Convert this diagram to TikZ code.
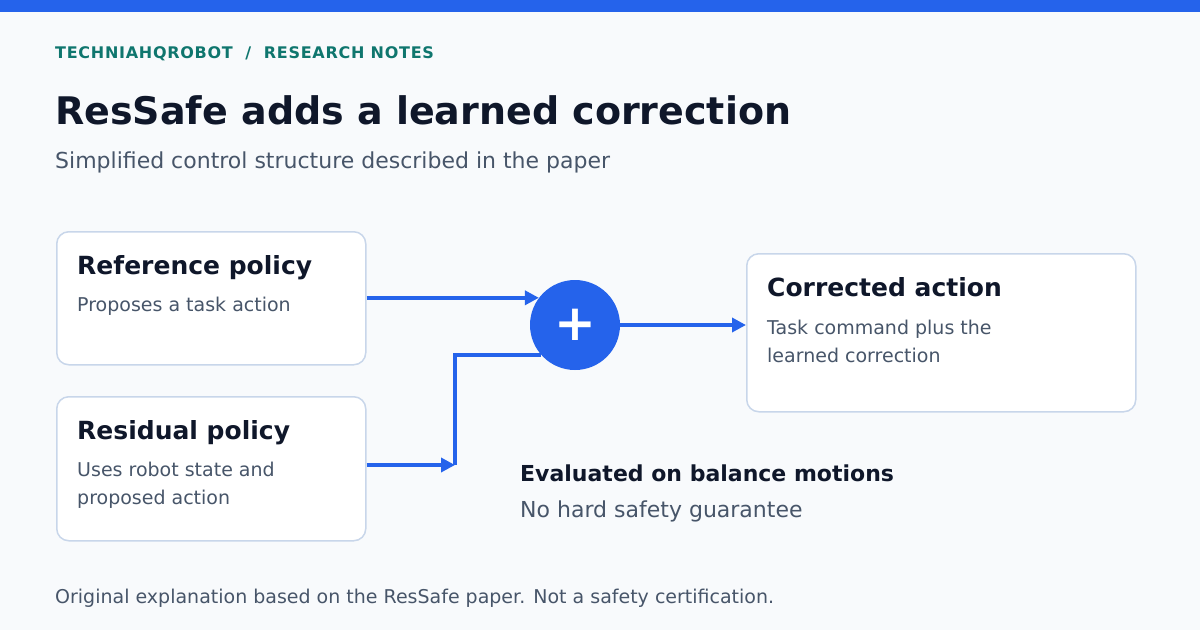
\documentclass[tikz,border=0pt]{standalone}
\usepackage{fontspec}
\setmainfont{DejaVu Sans}
\usetikzlibrary{arrows.meta,positioning}
\definecolor{page}{HTML}{F8FAFC}
\definecolor{accent}{HTML}{2563EB}
\definecolor{ink}{HTML}{0F172A}
\definecolor{muted}{HTML}{475569}
\definecolor{teal}{HTML}{0F766E}
\definecolor{boxline}{HTML}{C8D6EA}
\tikzset{
	box/.style={draw=boxline, line width=1.5pt, fill=white, rounded corners=12pt, anchor=north west, inner sep=0pt},
	flow/.style={draw=accent, line width=4pt, -{Triangle[length=14pt,width=14pt]}},
	wire/.style={draw=accent, line width=4pt},
	lbl/.style={anchor=base west, inner sep=0pt},
	head/.style={lbl, text=ink, font=\fontsize{25}{28}\selectfont\bfseries},
	desc/.style={lbl, text=muted, font=\fontsize{19}{22}\selectfont},
}
\begin{document}
\begin{tikzpicture}[x=1pt,y=-1pt]
	\fill[page] (0,0) rectangle (1200,630);
	\fill[accent] (0,0) rectangle (1200,12);
	\useasboundingbox (0,0) rectangle (1200,630);
	
	% header
	\node[lbl, text=teal, font=\fontsize{16}{18}\selectfont\bfseries\addfontfeatures{LetterSpace=4.5}] (kicker) at (55,58) {TECHNIAHQROBOT \ / \ RESEARCH NOTES};
	\node[lbl, text=ink, font=\fontsize{38}{42}\selectfont\bfseries] (title) at (55,124) {ResSafe adds a learned correction};
	\node[lbl, text=muted, font=\fontsize{22}{26}\selectfont] (sub) at (55,168) {Simplified control structure described in the paper};
	
	% boxes
	\node[box, minimum width=309pt, minimum height=133pt] (ref) at (56,231) {};
	\node[box, minimum width=309pt, minimum height=144pt] (res) at (56,396) {};
	\node[box, minimum width=389pt, minimum height=158pt] (act) at (746,253) {};
	\node[head] (reft) at (77,274) {Reference policy};
	\node[desc] (refd) at (77,311) {Proposes a task action};
	\node[head] (rest) at (77,439) {Residual policy};
	\node[desc] (resd) at (77,476) {Uses robot state and};
	\node[desc] (resd2) at (77,504) {proposed action};
	\node[head] (actt) at (767,296) {Corrected action};
	\node[desc] (actd) at (767,334) {Task command plus the};
	\node[desc] (actd2) at (767,362) {learned correction};
	
	% sum
	\node[circle, fill=accent, minimum size=90pt, inner sep=0pt, text=white, font=\fontsize{50}{50}\selectfont\bfseries] (sum) at (575,325) {+};
	\coordinate (j) at (455,465);
	
	\draw[flow] (ref.east |- sum.143) -- (sum.143);
	\draw[flow] (res.east |- j) -- (j);
	\draw[wire] (j) |- (sum.222);
	\draw[flow] (sum) -- (sum -| act.west);
	
	% note
	\node[lbl, text=ink, font=\fontsize{22}{26}\selectfont\bfseries] (eval) at (520,481) {Evaluated on balance motions};
	\node[lbl, text=muted, font=\fontsize{22}{26}\selectfont] (guar) at (520,517) {No hard safety guarantee};
	\node[lbl, text=muted, font=\fontsize{19}{22}\selectfont] (foot) at (55,603) {Original explanation based on the ResSafe paper. Not a safety certification.};
\end{tikzpicture}
\end{document}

__DIRECTIVE__.
Reproduce all of the data exactly, omitting each picture it holds.

__EXERCISE RESPONSE__.
Convert this diagram to TikZ code.
\documentclass[tikz,border=0pt]{standalone}
\usepackage{fontspec}
\setmainfont{DejaVu Sans}
\usetikzlibrary{arrows.meta,positioning}
\definecolor{page}{HTML}{F8FAFC}
\definecolor{accent}{HTML}{2563EB}
\definecolor{ink}{HTML}{0F172A}
\definecolor{muted}{HTML}{475569}
\definecolor{teal}{HTML}{0F766E}
\definecolor{boxline}{HTML}{C8D6EA}
\tikzset{
	box/.style={draw=boxline, line width=1.5pt, fill=white, rounded corners=12pt, anchor=north west, inner sep=0pt},
	flow/.style={draw=accent, line width=4pt, -{Triangle[length=14pt,width=14pt]}},
	wire/.style={draw=accent, line width=4pt},
	lbl/.style={anchor=base west, inner sep=0pt},
	head/.style={lbl, text=ink, font=\fontsize{25}{28}\selectfont\bfseries},
	desc/.style={lbl, text=muted, font=\fontsize{19}{22}\selectfont},
}
\begin{document}
\begin{tikzpicture}[x=1pt,y=-1pt]
	\fill[page] (0,0) rectangle (1200,630);
	\fill[accent] (0,0) rectangle (1200,12);
	\useasboundingbox (0,0) rectangle (1200,630);
	
	% header
	\node[lbl, text=teal, font=\fontsize{16}{18}\selectfont\bfseries\addfontfeatures{LetterSpace=4.5}] (kicker) at (55,58) {TECHNIAHQROBOT \ / \ RESEARCH NOTES};
	\node[lbl, text=ink, font=\fontsize{38}{42}\selectfont\bfseries] (title) at (55,124) {ResSafe adds a learned correction};
	\node[lbl, text=muted, font=\fontsize{22}{26}\selectfont] (sub) at (55,168) {Simplified control structure described in the paper};
	
	% boxes
	\node[box, minimum width=309pt, minimum height=133pt] (ref) at (56,231) {};
	\node[box, minimum width=309pt, minimum height=144pt] (res) at (56,396) {};
	\node[box, minimum width=389pt, minimum height=158pt] (act) at (746,253) {};
	\node[head] (reft) at (77,274) {Reference policy};
	\node[desc] (refd) at (77,311) {Proposes a task action};
	\node[head] (rest) at (77,439) {Residual policy};
	\node[desc] (resd) at (77,476) {Uses robot state and};
	\node[desc] (resd2) at (77,504) {proposed action};
	\node[head] (actt) at (767,296) {Corrected action};
	\node[desc] (actd) at (767,334) {Task command plus the};
	\node[desc] (actd2) at (767,362) {learned correction};
	
	% sum
	\node[circle, fill=accent, minimum size=90pt, inner sep=0pt, text=white, font=\fontsize{50}{50}\selectfont\bfseries] (sum) at (575,325) {+};
	\coordinate (j) at (455,465);
	
	\draw[flow] (ref.east |- sum.143) -- (sum.143);
	\draw[flow] (res.east |- j) -- (j);
	\draw[wire] (j) |- (sum.222);
	\draw[flow] (sum) -- (sum -| act.west);
	
	% note
	\node[lbl, text=ink, font=\fontsize{22}{26}\selectfont\bfseries] (eval) at (520,481) {Evaluated on balance motions};
	\node[lbl, text=muted, font=\fontsize{22}{26}\selectfont] (guar) at (520,517) {No hard safety guarantee};
	\node[lbl, text=muted, font=\fontsize{19}{22}\selectfont] (foot) at (55,603) {Original explanation based on the ResSafe paper. Not a safety certification.};
\end{tikzpicture}
\end{document}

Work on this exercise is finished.